• Given instruction: Restate the listing below word for word, omitting any images.
»»
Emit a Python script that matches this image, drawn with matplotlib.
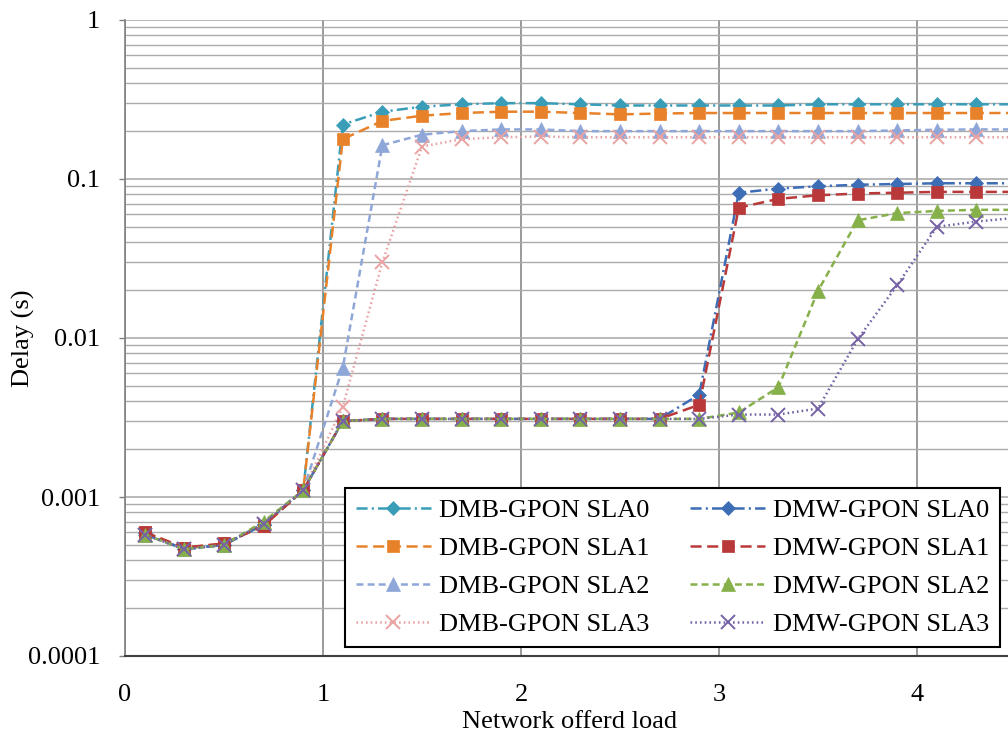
import matplotlib
matplotlib.use("Agg")
import matplotlib.pyplot as plt
from matplotlib.ticker import LogLocator, FixedLocator, NullFormatter

plt.rcParams['font.family'] = ['Liberation Serif', 'DejaVu Serif']
plt.rcParams['lines.scale_dashes'] = False

# ---- data ----
load = [0.1, 0.3, 0.5, 0.7, 0.9, 1.1, 1.3, 1.5, 1.7, 1.9, 2.1, 2.3, 2.5,
        2.7, 2.9, 3.1, 3.3, 3.5, 3.7, 3.9, 4.1, 4.3, 4.5]

dmb_sla0 = [0.00058, 0.00047, 0.0005, 0.00068, 0.0011, 0.22, 0.265, 0.285, 0.295,
            0.30, 0.30, 0.295, 0.29, 0.29, 0.29, 0.29, 0.29, 0.295, 0.295,
            0.295, 0.295, 0.295, 0.295]
dmb_sla1 = [0.0006, 0.00048, 0.00051, 0.00066, 0.0011, 0.178, 0.232, 0.25, 0.26,
            0.265, 0.265, 0.26, 0.255, 0.258, 0.26, 0.26, 0.26, 0.26, 0.26,
            0.26, 0.26, 0.26, 0.26]
dmb_sla2 = [0.00058, 0.00047, 0.0005, 0.00069, 0.0011, 0.0065, 0.163, 0.19, 0.2,
            0.205, 0.205, 0.2, 0.2, 0.2, 0.2, 0.2, 0.2, 0.2, 0.2,
            0.202, 0.204, 0.205, 0.205]
dmb_sla3 = [0.00058, 0.00047, 0.0005, 0.00068, 0.0011, 0.0037, 0.03, 0.16, 0.178,
            0.183, 0.185, 0.183, 0.183, 0.183, 0.183, 0.183, 0.183, 0.183, 0.183,
            0.183, 0.183, 0.183, 0.183]
dmw_sla0 = [0.00059, 0.00047, 0.0005, 0.00067, 0.0011, 0.003, 0.0031, 0.0031, 0.0031,
            0.0031, 0.0031, 0.0031, 0.0031, 0.0031, 0.0044, 0.082, 0.087, 0.09,
            0.092, 0.093, 0.094, 0.094, 0.094]
dmw_sla1 = [0.0006, 0.00048, 0.00051, 0.00066, 0.0011, 0.003, 0.0031, 0.0031, 0.0031,
            0.0031, 0.0031, 0.0031, 0.0031, 0.0031, 0.0038, 0.066, 0.075, 0.079,
            0.081, 0.082, 0.083, 0.083, 0.083]
dmw_sla2 = [0.00058, 0.00047, 0.0005, 0.0007, 0.0011, 0.003, 0.0031, 0.0031, 0.0031,
            0.0031, 0.0031, 0.0031, 0.0031, 0.0031, 0.0031, 0.0034, 0.0049, 0.0198,
            0.055, 0.061, 0.063, 0.064, 0.064]
dmw_sla3 = [0.00058, 0.00047, 0.0005, 0.00068, 0.0011, 0.003, 0.0031, 0.0031, 0.0031,
            0.0031, 0.0031, 0.0031, 0.0031, 0.0031, 0.0031, 0.0033, 0.0033, 0.0036,
            0.0098, 0.0215, 0.05, 0.054, 0.057]

labels = ['DMB-GPON SLA0', 'DMB-GPON SLA1', 'DMB-GPON SLA2', 'DMB-GPON SLA3',
          'DMW-GPON SLA0', 'DMW-GPON SLA1', 'DMW-GPON SLA2', 'DMW-GPON SLA3']
series = [dmb_sla0, dmb_sla1, dmb_sla2, dmb_sla3, dmw_sla0, dmw_sla1, dmw_sla2, dmw_sla3]

x_ticks = [0, 1, 2, 3, 4]
y_ticks = [0.0001, 0.001, 0.01, 0.1, 1]
y_ticklabels = ['0.0001', '0.001', '0.01', '0.1', '1']

# ---- styles ----
colors = ['#3A9DB8', '#E8822A', '#8FA7D8', '#E9A3A3',
          '#3D6DB5', '#B9393A', '#86B04A', '#7563A6']
markers = ['D', 's', '^', 'x', 'D', 's', '^', 'x']
msizes = [7, 9, 9.5, 10, 7, 9, 9.5, 10]
styles = [(0, (8, 3, 1.5, 3)), (0, (8, 4)), (0, (5, 3)), (0, (1.2, 2.2)),
          (0, (8, 3, 1.5, 3)), (0, (8, 4)), (0, (5, 3)), (0, (1.2, 2.2))]

W, H = 1008, 735
fig = plt.figure(figsize=(W / 100, H / 100), dpi=100)
left_px, right_px, top_px, bot_px = 125, 1016, 20, 656
ax = fig.add_axes([left_px / W, 1 - bot_px / H, (right_px - left_px) / W, (bot_px - top_px) / H])

for ys, lab, c, m, ms, ls in zip(series, labels, colors, markers, msizes, styles):
    ax.plot(load, ys, color=c, marker=m, markersize=ms, linestyle=ls, linewidth=1.8,
            markeredgewidth=1.4 if m == 'x' else 0.5, markeredgecolor=c, label=lab,
            clip_on=True)

ax.set_yscale('log')
ax.set_ylim(0.0001, 1)
ax.set_xlim(0, 4.5)

ax.yaxis.set_major_locator(FixedLocator(y_ticks))
ax.set_yticklabels(y_ticklabels)
ax.yaxis.set_minor_locator(LogLocator(base=10, subs=range(2, 10)))
ax.yaxis.set_minor_formatter(NullFormatter())
ax.set_xticks(x_ticks)
ax.set_xticklabels([str(v) for v in x_ticks])

ax.grid(True, which='major', axis='y', color='#A6A6A6', linewidth=1.1)
ax.grid(True, which='minor', axis='y', color='#ABABAB', linewidth=1.0)
ax.grid(True, which='major', axis='x', color='#7F7F7F', linewidth=1.1)
ax.set_axisbelow(True)

ax.tick_params(axis='y', which='major', length=4.3, width=1, color='#808080',
               labelsize=19, pad=13.5, direction='out')
ax.tick_params(axis='y', which='minor', length=0)
ax.tick_params(axis='x', which='major', length=0, labelsize=19, pad=20.5)

for s in ['top', 'right']:
    ax.spines[s].set_visible(False)
ax.spines['left'].set_color('#808080')
ax.spines['left'].set_linewidth(1.2)
ax.spines['bottom'].set_color('#404040')
ax.spines['bottom'].set_linewidth(1.5)

fig.text(23 / W, 1 - 338 / H, 'Delay (s)', rotation=90, ha='center', va='center', fontsize=19)
fig.text(570 / W, 1 - 722 / H, 'Network offerd load', ha='center', va='center', fontsize=19)

leg = ax.legend(loc='upper left', bbox_to_anchor=(345 / W, 1 - 488 / H),
                bbox_transform=fig.transFigure, ncol=2, fontsize=19,
                frameon=True, fancybox=False, edgecolor='black', framealpha=1,
                borderaxespad=0, handlelength=2.85, handletextpad=0.3,
                columnspacing=1.55, labelspacing=0.55, borderpad=0.4)
leg.get_frame().set_linewidth(1.5)

fig.savefig('out.png', dpi=100)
««
• In response:
Emit a Python script that matches this image, drawn with matplotlib.
import matplotlib
matplotlib.use("Agg")
import matplotlib.pyplot as plt
from matplotlib.ticker import LogLocator, FixedLocator, NullFormatter

plt.rcParams['font.family'] = ['Liberation Serif', 'DejaVu Serif']
plt.rcParams['lines.scale_dashes'] = False

# ---- data ----
load = [0.1, 0.3, 0.5, 0.7, 0.9, 1.1, 1.3, 1.5, 1.7, 1.9, 2.1, 2.3, 2.5,
        2.7, 2.9, 3.1, 3.3, 3.5, 3.7, 3.9, 4.1, 4.3, 4.5]

dmb_sla0 = [0.00058, 0.00047, 0.0005, 0.00068, 0.0011, 0.22, 0.265, 0.285, 0.295,
            0.30, 0.30, 0.295, 0.29, 0.29, 0.29, 0.29, 0.29, 0.295, 0.295,
            0.295, 0.295, 0.295, 0.295]
dmb_sla1 = [0.0006, 0.00048, 0.00051, 0.00066, 0.0011, 0.178, 0.232, 0.25, 0.26,
            0.265, 0.265, 0.26, 0.255, 0.258, 0.26, 0.26, 0.26, 0.26, 0.26,
            0.26, 0.26, 0.26, 0.26]
dmb_sla2 = [0.00058, 0.00047, 0.0005, 0.00069, 0.0011, 0.0065, 0.163, 0.19, 0.2,
            0.205, 0.205, 0.2, 0.2, 0.2, 0.2, 0.2, 0.2, 0.2, 0.2,
            0.202, 0.204, 0.205, 0.205]
dmb_sla3 = [0.00058, 0.00047, 0.0005, 0.00068, 0.0011, 0.0037, 0.03, 0.16, 0.178,
            0.183, 0.185, 0.183, 0.183, 0.183, 0.183, 0.183, 0.183, 0.183, 0.183,
            0.183, 0.183, 0.183, 0.183]
dmw_sla0 = [0.00059, 0.00047, 0.0005, 0.00067, 0.0011, 0.003, 0.0031, 0.0031, 0.0031,
            0.0031, 0.0031, 0.0031, 0.0031, 0.0031, 0.0044, 0.082, 0.087, 0.09,
            0.092, 0.093, 0.094, 0.094, 0.094]
dmw_sla1 = [0.0006, 0.00048, 0.00051, 0.00066, 0.0011, 0.003, 0.0031, 0.0031, 0.0031,
            0.0031, 0.0031, 0.0031, 0.0031, 0.0031, 0.0038, 0.066, 0.075, 0.079,
            0.081, 0.082, 0.083, 0.083, 0.083]
dmw_sla2 = [0.00058, 0.00047, 0.0005, 0.0007, 0.0011, 0.003, 0.0031, 0.0031, 0.0031,
            0.0031, 0.0031, 0.0031, 0.0031, 0.0031, 0.0031, 0.0034, 0.0049, 0.0198,
            0.055, 0.061, 0.063, 0.064, 0.064]
dmw_sla3 = [0.00058, 0.00047, 0.0005, 0.00068, 0.0011, 0.003, 0.0031, 0.0031, 0.0031,
            0.0031, 0.0031, 0.0031, 0.0031, 0.0031, 0.0031, 0.0033, 0.0033, 0.0036,
            0.0098, 0.0215, 0.05, 0.054, 0.057]

labels = ['DMB-GPON SLA0', 'DMB-GPON SLA1', 'DMB-GPON SLA2', 'DMB-GPON SLA3',
          'DMW-GPON SLA0', 'DMW-GPON SLA1', 'DMW-GPON SLA2', 'DMW-GPON SLA3']
series = [dmb_sla0, dmb_sla1, dmb_sla2, dmb_sla3, dmw_sla0, dmw_sla1, dmw_sla2, dmw_sla3]

x_ticks = [0, 1, 2, 3, 4]
y_ticks = [0.0001, 0.001, 0.01, 0.1, 1]
y_ticklabels = ['0.0001', '0.001', '0.01', '0.1', '1']

# ---- styles ----
colors = ['#3A9DB8', '#E8822A', '#8FA7D8', '#E9A3A3',
          '#3D6DB5', '#B9393A', '#86B04A', '#7563A6']
markers = ['D', 's', '^', 'x', 'D', 's', '^', 'x']
msizes = [7, 9, 9.5, 10, 7, 9, 9.5, 10]
styles = [(0, (8, 3, 1.5, 3)), (0, (8, 4)), (0, (5, 3)), (0, (1.2, 2.2)),
          (0, (8, 3, 1.5, 3)), (0, (8, 4)), (0, (5, 3)), (0, (1.2, 2.2))]

W, H = 1008, 735
fig = plt.figure(figsize=(W / 100, H / 100), dpi=100)
left_px, right_px, top_px, bot_px = 125, 1016, 20, 656
ax = fig.add_axes([left_px / W, 1 - bot_px / H, (right_px - left_px) / W, (bot_px - top_px) / H])

for ys, lab, c, m, ms, ls in zip(series, labels, colors, markers, msizes, styles):
    ax.plot(load, ys, color=c, marker=m, markersize=ms, linestyle=ls, linewidth=1.8,
            markeredgewidth=1.4 if m == 'x' else 0.5, markeredgecolor=c, label=lab,
            clip_on=True)

ax.set_yscale('log')
ax.set_ylim(0.0001, 1)
ax.set_xlim(0, 4.5)

ax.yaxis.set_major_locator(FixedLocator(y_ticks))
ax.set_yticklabels(y_ticklabels)
ax.yaxis.set_minor_locator(LogLocator(base=10, subs=range(2, 10)))
ax.yaxis.set_minor_formatter(NullFormatter())
ax.set_xticks(x_ticks)
ax.set_xticklabels([str(v) for v in x_ticks])

ax.grid(True, which='major', axis='y', color='#A6A6A6', linewidth=1.1)
ax.grid(True, which='minor', axis='y', color='#ABABAB', linewidth=1.0)
ax.grid(True, which='major', axis='x', color='#7F7F7F', linewidth=1.1)
ax.set_axisbelow(True)

ax.tick_params(axis='y', which='major', length=4.3, width=1, color='#808080',
               labelsize=19, pad=13.5, direction='out')
ax.tick_params(axis='y', which='minor', length=0)
ax.tick_params(axis='x', which='major', length=0, labelsize=19, pad=20.5)

for s in ['top', 'right']:
    ax.spines[s].set_visible(False)
ax.spines['left'].set_color('#808080')
ax.spines['left'].set_linewidth(1.2)
ax.spines['bottom'].set_color('#404040')
ax.spines['bottom'].set_linewidth(1.5)

fig.text(23 / W, 1 - 338 / H, 'Delay (s)', rotation=90, ha='center', va='center', fontsize=19)
fig.text(570 / W, 1 - 722 / H, 'Network offerd load', ha='center', va='center', fontsize=19)

leg = ax.legend(loc='upper left', bbox_to_anchor=(345 / W, 1 - 488 / H),
                bbox_transform=fig.transFigure, ncol=2, fontsize=19,
                frameon=True, fancybox=False, edgecolor='black', framealpha=1,
                borderaxespad=0, handlelength=2.85, handletextpad=0.3,
                columnspacing=1.55, labelspacing=0.55, borderpad=0.4)
leg.get_frame().set_linewidth(1.5)

fig.savefig('out.png', dpi=100)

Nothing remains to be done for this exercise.